We’re really interested in hearing other use cases for this. And we’re really interested in seeing where this project goes. It’s pretty simple right now, but does a very important task. It’s really extensible if there are other use cases.

Challenges with Consul ESM

Now, some challenges that we faced. This is not a fully inclusive list, but just some things we ran into while we were scaling the Consul cluster up, or some areas where our knowledge wasn’t complete, things that we picked up along the way.

Just to clarify: Anytime we talk about gossip, that is hashicorp/serf. If you have any questions about gossip, its stability, its tunables, the first place to look would be Consul documentation; the next place would be Serf.

The first challenge that we faced was gossip encryption, and not having it. It’s not something that you might expect to need if you’re in a trusted network, but let’s say this scenario up on the screen is true. We have 2 clusters. They’re fully separate. They run their own separate servers. They have their own separate clients. They’re each in their own separate gossip layers.

So, the question will be, “What happens if a single client agent LAN-joins another client agent from the other cluster?” Say I go on a machine and make a bad operator command, and this is in development. For us, this would be 2 staging clusters. Say a bad configuration is rolled out. We’re testing out some changes, and we accidentally have an agent join the wrong agent.

This is not something that Consul would do on its own, but it’s something that’s pretty easy to run into if you’re not careful. You might expect this scenario would be OK. You’d probably just need to fix those 2 nodes, and everything would be fine and happy. But, yeah, there’s a reason there’s fire on the screen.

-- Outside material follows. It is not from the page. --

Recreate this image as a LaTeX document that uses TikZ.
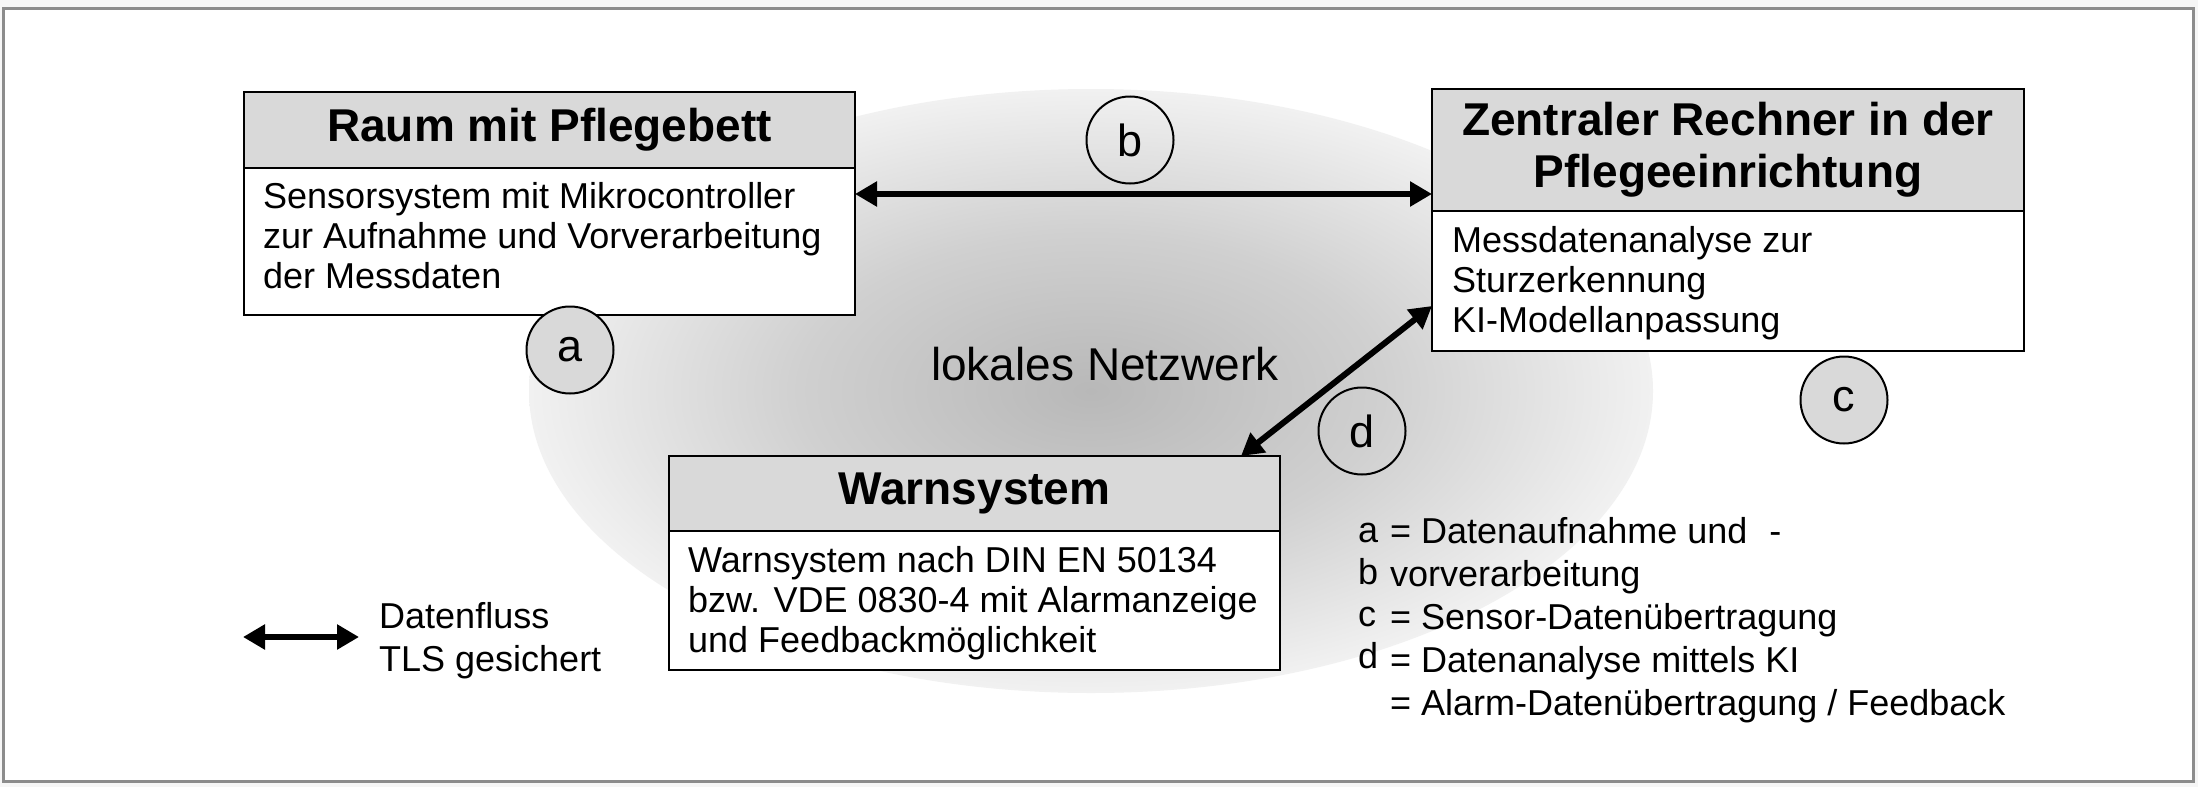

Because you end up in this scenario. You end up with Cluster AB. Those 2 nodes will gossip with one another. Serf is really good at distributing updates, and Consul is really good at building a cluster out of the gossip layer. That’s one of the purposes of that layer.

So they will all discover one another. The servers will discover one another, and they will be happy, and you will be sad. So, yeah, this is not that easy to split. They will remember each other for, potentially, 72 hours. Which, again, is a great feature when you don’t do this.

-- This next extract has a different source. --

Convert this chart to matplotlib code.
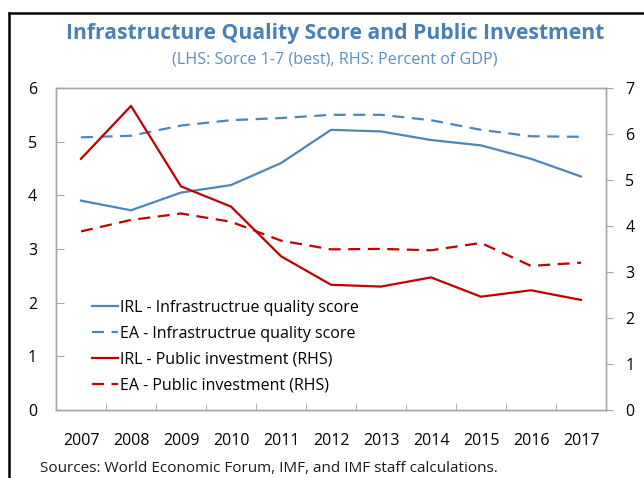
import matplotlib
matplotlib.use("Agg")
import matplotlib.pyplot as plt
import numpy as np

years = ["2007", "2008", "2009", "2010", "2011", "2012", "2013", "2014", "2015", "2016", "2017"]
irl_infra = [3.90, 3.72, 4.05, 4.19, 4.60, 5.22, 5.19, 5.03, 4.93, 4.68, 4.35]
ea_infra = [5.08, 5.11, 5.30, 5.40, 5.44, 5.50, 5.50, 5.40, 5.22, 5.10, 5.09]
irl_pi = [5.46, 6.61, 4.86, 4.42, 3.34, 2.72, 2.68, 2.88, 2.46, 2.60, 2.39]
ea_pi = [3.88, 4.13, 4.27, 4.09, 3.68, 3.49, 3.50, 3.47, 3.63, 3.13, 3.20]

labels = ["IRL - Infrastructrue quality score",
          "EA - Infrastructrue quality score",
          "IRL - Public investment (RHS)",
          "EA - Public investment (RHS)"]

FONT = ["Open Sans", "DejaVu Sans"]
plt.rcParams['font.family'] = FONT

BLUE = "#4e86b8"
RED = "#c00000"
GRAY = "#a6a6a6"

W, H = 644, 478
fig = plt.figure(figsize=(W / 100, H / 100), dpi=100)

ax = fig.add_axes([56 / W, 1 - 409.8 / H, 550 / W, (409.8 - 88) / H])
ax2 = ax.twinx()

x = np.arange(len(years))
lw = 1.6
dash = (5.4, 3.4)
l1, = ax.plot(x, irl_infra, color=BLUE, lw=lw)
l2, = ax.plot(x, ea_infra, color=BLUE, lw=lw, dashes=dash)
l3, = ax2.plot(x, irl_pi, color=RED, lw=lw)
l4, = ax2.plot(x, ea_pi, color=RED, lw=lw, dashes=dash)

ax.set_xlim(-0.5, len(years) - 0.5)
ax.set_ylim(0, 6)
ax2.set_ylim(0, 7)
ax.set_yticks(range(0, 7))
ax2.set_yticks(range(0, 8))
ax.set_xticks(x)
ax.set_xticklabels(years)
ax.set_xticks(np.arange(-0.5, len(years) - 0.4, 1)[1:-1], minor=True)

for a in (ax, ax2):
    for s in a.spines.values():
        s.set_color(GRAY)
        s.set_linewidth(1.0)

ax.tick_params(axis='x', which='major', length=0, pad=17, labelsize=11.5, colors='black')
ax.tick_params(axis='x', which='minor', direction='in', length=5, color=GRAY)
ax.tick_params(axis='y', direction='in', length=6, color=GRAY, labelsize=11.5)
ax2.tick_params(axis='y', direction='out', length=5, color=GRAY, pad=9, labelsize=11.5)
for lab in ax.get_yticklabels():
    lab.set_horizontalalignment('center')
ax.tick_params(axis='y', pad=17)

leg = ax.legend([l1, l2, l3, l4], labels, loc='lower left',
                bbox_to_anchor=(30 / 550, 10 / 322), frameon=False,
                fontsize=11.5, handlelength=1.6, handletextpad=0.12,
                labelspacing=0.62, borderaxespad=0)

fig.text(335 / W, 1 - 33 / H, "Infrastructure Quality Score and Public Investment",
         ha='center', va='center', fontsize=15.2, fontweight='bold', color="#4a80b3")
fig.text(335 / W, 1 - 59 / H, "(LHS: Sorce 1-7 (best), RHS: Percent of GDP)",
         ha='center', va='center', fontsize=11.6, color="#5b8fc0")
fig.text(40 / W, 1 - 469 / H, "Sources: World Economic Forum, IMF, and IMF staff calculations.",
         ha='left', va='center', fontsize=11, color="#1a1a1a")

# page border fragments
fig.add_artist(plt.Line2D([8.5 / W, 8.5 / W], [0, 1 - 12.5 / H], transform=fig.transFigure,
                          color='black', lw=1.8))
fig.add_artist(plt.Line2D([8.5 / W, 1], [1 - 12.5 / H, 1 - 12.5 / H], transform=fig.transFigure,
                          color='black', lw=1.8))

fig.savefig("out.png", dpi=100)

So it’s really hard to split, but it’s really easy to avoid. Just use gossip encryption, please. Even if your keys are public, even if you’re in a trusted network, they’re in plaintext, and anyone can go on a machine and look at them. It’s not purely for security. It is also so this scenario can’t happen.

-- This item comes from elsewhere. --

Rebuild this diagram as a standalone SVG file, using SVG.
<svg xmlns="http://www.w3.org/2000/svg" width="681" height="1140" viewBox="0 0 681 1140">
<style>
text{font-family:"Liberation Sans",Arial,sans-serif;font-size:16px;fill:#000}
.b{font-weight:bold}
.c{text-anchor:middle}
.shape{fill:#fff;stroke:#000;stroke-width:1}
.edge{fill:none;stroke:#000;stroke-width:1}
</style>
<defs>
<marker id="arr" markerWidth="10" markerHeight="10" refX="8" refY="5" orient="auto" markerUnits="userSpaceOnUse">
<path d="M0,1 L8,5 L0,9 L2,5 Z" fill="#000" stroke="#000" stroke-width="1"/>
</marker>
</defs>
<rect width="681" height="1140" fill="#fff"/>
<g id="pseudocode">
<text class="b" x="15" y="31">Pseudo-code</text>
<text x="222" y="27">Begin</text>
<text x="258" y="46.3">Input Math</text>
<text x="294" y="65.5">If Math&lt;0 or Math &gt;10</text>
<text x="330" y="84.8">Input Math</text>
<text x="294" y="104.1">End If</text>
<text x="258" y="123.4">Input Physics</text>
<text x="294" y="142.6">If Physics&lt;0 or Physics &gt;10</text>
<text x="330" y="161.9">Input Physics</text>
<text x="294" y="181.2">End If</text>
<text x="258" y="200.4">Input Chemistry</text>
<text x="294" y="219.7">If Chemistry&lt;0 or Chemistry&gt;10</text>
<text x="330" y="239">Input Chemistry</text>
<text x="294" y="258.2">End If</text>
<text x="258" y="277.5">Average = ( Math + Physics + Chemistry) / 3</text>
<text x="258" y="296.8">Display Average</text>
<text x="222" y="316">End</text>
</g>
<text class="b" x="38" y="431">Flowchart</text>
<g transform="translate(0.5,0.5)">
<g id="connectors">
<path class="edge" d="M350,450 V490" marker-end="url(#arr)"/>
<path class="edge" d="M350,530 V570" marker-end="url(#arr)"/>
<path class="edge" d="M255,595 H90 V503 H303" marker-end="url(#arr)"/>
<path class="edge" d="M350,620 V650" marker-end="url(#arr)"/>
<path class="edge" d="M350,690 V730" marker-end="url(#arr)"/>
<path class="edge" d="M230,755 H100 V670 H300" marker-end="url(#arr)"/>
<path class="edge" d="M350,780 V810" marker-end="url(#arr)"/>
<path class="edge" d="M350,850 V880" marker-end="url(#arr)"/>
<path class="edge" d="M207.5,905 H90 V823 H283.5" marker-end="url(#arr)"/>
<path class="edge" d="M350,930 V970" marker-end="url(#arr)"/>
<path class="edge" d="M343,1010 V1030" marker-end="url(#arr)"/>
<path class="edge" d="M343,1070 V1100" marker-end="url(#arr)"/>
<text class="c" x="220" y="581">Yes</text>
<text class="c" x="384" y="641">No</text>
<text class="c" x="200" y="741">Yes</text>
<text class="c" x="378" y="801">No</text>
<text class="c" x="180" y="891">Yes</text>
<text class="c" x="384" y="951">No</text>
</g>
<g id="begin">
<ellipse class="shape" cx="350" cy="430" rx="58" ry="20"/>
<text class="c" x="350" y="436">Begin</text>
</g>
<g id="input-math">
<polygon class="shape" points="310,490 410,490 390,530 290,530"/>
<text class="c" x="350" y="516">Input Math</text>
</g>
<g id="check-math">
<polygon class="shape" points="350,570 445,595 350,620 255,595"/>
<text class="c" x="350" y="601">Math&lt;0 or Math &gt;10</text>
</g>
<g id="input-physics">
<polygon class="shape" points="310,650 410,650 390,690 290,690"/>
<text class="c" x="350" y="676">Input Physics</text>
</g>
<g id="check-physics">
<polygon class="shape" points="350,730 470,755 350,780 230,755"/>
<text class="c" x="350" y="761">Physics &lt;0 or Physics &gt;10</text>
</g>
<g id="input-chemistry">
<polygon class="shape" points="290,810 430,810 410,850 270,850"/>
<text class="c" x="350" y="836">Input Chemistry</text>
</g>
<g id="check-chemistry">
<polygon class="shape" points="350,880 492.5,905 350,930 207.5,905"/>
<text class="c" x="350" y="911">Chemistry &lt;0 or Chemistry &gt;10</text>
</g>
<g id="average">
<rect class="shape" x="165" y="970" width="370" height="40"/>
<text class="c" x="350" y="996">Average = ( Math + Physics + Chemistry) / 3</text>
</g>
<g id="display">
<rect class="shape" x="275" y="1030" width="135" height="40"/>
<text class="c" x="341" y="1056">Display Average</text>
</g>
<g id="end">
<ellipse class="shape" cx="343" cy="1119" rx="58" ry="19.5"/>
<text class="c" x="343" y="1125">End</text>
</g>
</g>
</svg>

If you give your clusters different gossip keys, they cannot join each other. You might see a log saying that they can’t communicate, and that’s great. That’s what you want to see. And you can enable this on a running cluster. That’s what we did for our production cluster.

Consul’s documentation is really good for this. It has guides on how to enable this in a rolling manner. So that way you don’t have any down time or performance hits.

Checking gossip health

The next challenge we’re going to talk about is trusting gossip health. This one is not something that we have hit. It’s more of a hypothetical that we wanted to make sure we had answered before we were using Consul for our production SLA service discovery across 20,000 nodes.

With gossip, with Serf, you have an implicit health check, the Serf health, and that’s great. It is very good at ensuring that any failed nod is truly failed. It does very good at not flapping with the Lifeguard improvements. But if you get into a really diabolical situation, you can even break those assumptions.

So let’s say we have many hundreds of nodes on both sides of this diagram. They’re all in the same Consul cluster. They’re all expected to be in a flat network. They all have connectivity to the servers. What would happen if we broke their connectivity?

Say a firewall rule is rolled out. Something is going on with the network, not a Consul issue, but something that might affect Consul. They still have connectivity to the servers. You could end up in a scenario where they start marking each other as offline. They will come right back, because they still have connectivity to the rest of the cluster, but this shouldn’t really happen. This requires a lot of things to go wrong, but how could we react? Either react, or how could we stop this from happening? It turns out it’s really hard to stop this from happening because it breaks a lot of assumptions about gossip, but there are ways that you could prepare if you notice this is happening.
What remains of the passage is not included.